Ketel Marte and Jeff Mathis went back-to-back in the seventh inning to trim the lead to three runs and chase Kershaw from the game with one out in the inning.
“I think we had a good game plan. We hit four home runs off him, that’s the first time in his career (editor’s note: actually, the second) that’s happened,” D-backs manager Torey Lovullo said. “We have a lot of positives to focus on.”
Clayton Kershaw: First pitcher in postseason history to allow 4 HR in a win
— ESPN Stats & Info (@ESPNStatsInfo) October 7, 2017
Kershaw, interestingly enough, is 2-0 in games where he gives up four home runs. The New York Mets turned the trick on June 19 of this year, but Los Angeles triumphed, 10-6. The Dodgers had four runs in the first inning of that game, too.
“So they hit some good pitches. Not really,” Kershaw said, admitting he was fatigued in the seventh when Marte and Mathis homered. “I just didn’t have much left, I don’t know.
“Hopefully when you give up hits, maybe one or two would stay in the ballpark. But tonight it didn’t seem like that was going to happen. Obviously, a frustrating way to end it, but thankfully we had a big lead.”
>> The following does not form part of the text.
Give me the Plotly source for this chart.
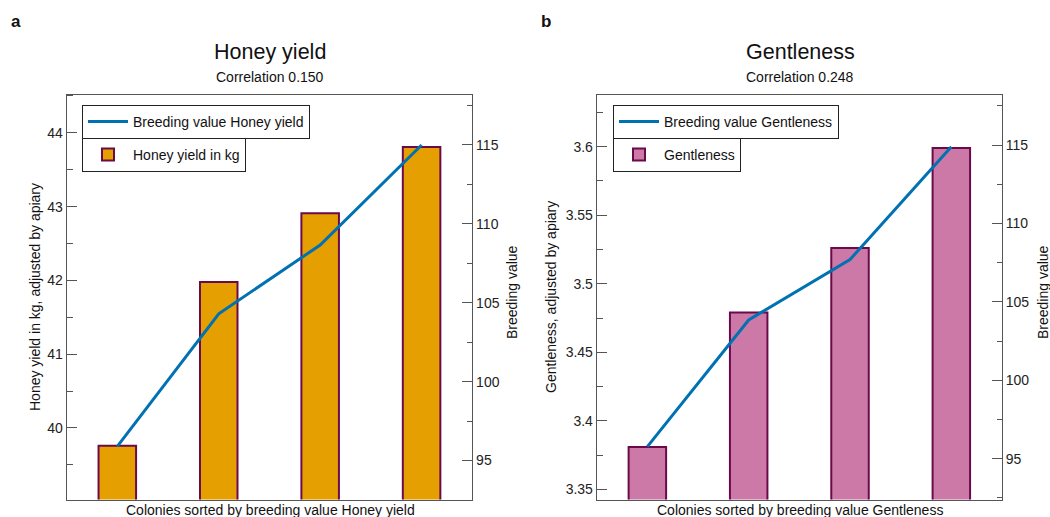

Kershaw became the ninth starter to give up four dingers in a postseason game. Yu Darvish, now Kershaw’s teammate, did it last season while pitching for the Texas Rangers.
TALK ABOUT STARTING FAST
Turner’s three-run homer off of Walker in the first didn’t only set the tone for the game but continued an early trend in this year’s playoffs.
Turner became the ninth player in eight postseason games to this point to hit a home run in the first inning of a game. The Dodgers third baseman joins Brian Dozier and Eddie Rosario of Minnesota, Alex Bregman, Jose Altuve and Carlos Correa of Houston, Gary Sanchez and Didi Gregorius of the Yankees and the D-backs’ Paul Goldschmidt as players to hit first-inning round-trippers this October.
KUDOS TO GODLEY
Zack Godley was brought into a tough situation. The right-hander relieved Walker in the second inning and inherited a four-run deficit. Godley responded, however, going five innings, allowing three runs (two earned) and striking out five.
“(Zack) gave us a chance to play catch up, and that’s what we ask our relievers to do,” Lovullo said. “It was a new role for him, but I thought he did great.”